Extract all data as written.

Supplied data ▸

========================================================================

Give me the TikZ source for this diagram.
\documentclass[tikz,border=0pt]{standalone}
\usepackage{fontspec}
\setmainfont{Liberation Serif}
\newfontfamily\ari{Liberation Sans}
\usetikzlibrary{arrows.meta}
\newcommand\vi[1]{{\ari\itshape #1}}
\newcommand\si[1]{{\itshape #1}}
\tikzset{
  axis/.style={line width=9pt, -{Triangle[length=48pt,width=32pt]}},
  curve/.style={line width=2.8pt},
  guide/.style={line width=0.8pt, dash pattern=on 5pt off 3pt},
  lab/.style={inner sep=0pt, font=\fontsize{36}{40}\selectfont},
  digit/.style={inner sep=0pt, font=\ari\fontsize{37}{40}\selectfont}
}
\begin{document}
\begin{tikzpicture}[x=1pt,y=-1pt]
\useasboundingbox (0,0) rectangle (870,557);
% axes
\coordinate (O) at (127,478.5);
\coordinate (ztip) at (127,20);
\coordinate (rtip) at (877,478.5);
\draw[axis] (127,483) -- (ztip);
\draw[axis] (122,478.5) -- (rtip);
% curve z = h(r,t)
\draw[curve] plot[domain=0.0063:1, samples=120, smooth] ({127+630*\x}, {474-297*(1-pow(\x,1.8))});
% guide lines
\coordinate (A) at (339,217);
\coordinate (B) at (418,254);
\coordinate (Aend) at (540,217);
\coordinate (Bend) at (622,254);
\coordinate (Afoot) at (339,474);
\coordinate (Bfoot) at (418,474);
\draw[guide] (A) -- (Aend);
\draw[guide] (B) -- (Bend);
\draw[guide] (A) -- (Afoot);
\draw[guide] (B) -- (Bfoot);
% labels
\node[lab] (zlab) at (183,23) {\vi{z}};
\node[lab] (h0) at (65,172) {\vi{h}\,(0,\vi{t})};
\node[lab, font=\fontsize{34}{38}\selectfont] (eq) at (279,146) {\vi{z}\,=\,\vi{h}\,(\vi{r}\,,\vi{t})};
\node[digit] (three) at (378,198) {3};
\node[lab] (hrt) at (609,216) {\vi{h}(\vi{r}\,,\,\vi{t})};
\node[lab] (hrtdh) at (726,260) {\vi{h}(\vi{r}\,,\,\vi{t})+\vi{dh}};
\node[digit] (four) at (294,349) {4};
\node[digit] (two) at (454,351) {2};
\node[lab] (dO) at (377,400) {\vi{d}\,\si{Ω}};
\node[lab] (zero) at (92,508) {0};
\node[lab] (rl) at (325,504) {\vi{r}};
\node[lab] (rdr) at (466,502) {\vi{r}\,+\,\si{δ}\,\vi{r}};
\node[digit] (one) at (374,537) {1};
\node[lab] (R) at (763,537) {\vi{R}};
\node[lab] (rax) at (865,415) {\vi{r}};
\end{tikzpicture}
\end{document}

========================================================================

Written reply ▸
Give me the TikZ source for this diagram.
\documentclass[tikz,border=0pt]{standalone}
\usepackage{fontspec}
\setmainfont{Liberation Serif}
\newfontfamily\ari{Liberation Sans}
\usetikzlibrary{arrows.meta}
\newcommand\vi[1]{{\ari\itshape #1}}
\newcommand\si[1]{{\itshape #1}}
\tikzset{
  axis/.style={line width=9pt, -{Triangle[length=48pt,width=32pt]}},
  curve/.style={line width=2.8pt},
  guide/.style={line width=0.8pt, dash pattern=on 5pt off 3pt},
  lab/.style={inner sep=0pt, font=\fontsize{36}{40}\selectfont},
  digit/.style={inner sep=0pt, font=\ari\fontsize{37}{40}\selectfont}
}
\begin{document}
\begin{tikzpicture}[x=1pt,y=-1pt]
\useasboundingbox (0,0) rectangle (870,557);
% axes
\coordinate (O) at (127,478.5);
\coordinate (ztip) at (127,20);
\coordinate (rtip) at (877,478.5);
\draw[axis] (127,483) -- (ztip);
\draw[axis] (122,478.5) -- (rtip);
% curve z = h(r,t)
\draw[curve] plot[domain=0.0063:1, samples=120, smooth] ({127+630*\x}, {474-297*(1-pow(\x,1.8))});
% guide lines
\coordinate (A) at (339,217);
\coordinate (B) at (418,254);
\coordinate (Aend) at (540,217);
\coordinate (Bend) at (622,254);
\coordinate (Afoot) at (339,474);
\coordinate (Bfoot) at (418,474);
\draw[guide] (A) -- (Aend);
\draw[guide] (B) -- (Bend);
\draw[guide] (A) -- (Afoot);
\draw[guide] (B) -- (Bfoot);
% labels
\node[lab] (zlab) at (183,23) {\vi{z}};
\node[lab] (h0) at (65,172) {\vi{h}\,(0,\vi{t})};
\node[lab, font=\fontsize{34}{38}\selectfont] (eq) at (279,146) {\vi{z}\,=\,\vi{h}\,(\vi{r}\,,\vi{t})};
\node[digit] (three) at (378,198) {3};
\node[lab] (hrt) at (609,216) {\vi{h}(\vi{r}\,,\,\vi{t})};
\node[lab] (hrtdh) at (726,260) {\vi{h}(\vi{r}\,,\,\vi{t})+\vi{dh}};
\node[digit] (four) at (294,349) {4};
\node[digit] (two) at (454,351) {2};
\node[lab] (dO) at (377,400) {\vi{d}\,\si{Ω}};
\node[lab] (zero) at (92,508) {0};
\node[lab] (rl) at (325,504) {\vi{r}};
\node[lab] (rdr) at (466,502) {\vi{r}\,+\,\si{δ}\,\vi{r}};
\node[digit] (one) at (374,537) {1};
\node[lab] (R) at (763,537) {\vi{R}};
\node[lab] (rax) at (865,415) {\vi{r}};
\end{tikzpicture}
\end{document}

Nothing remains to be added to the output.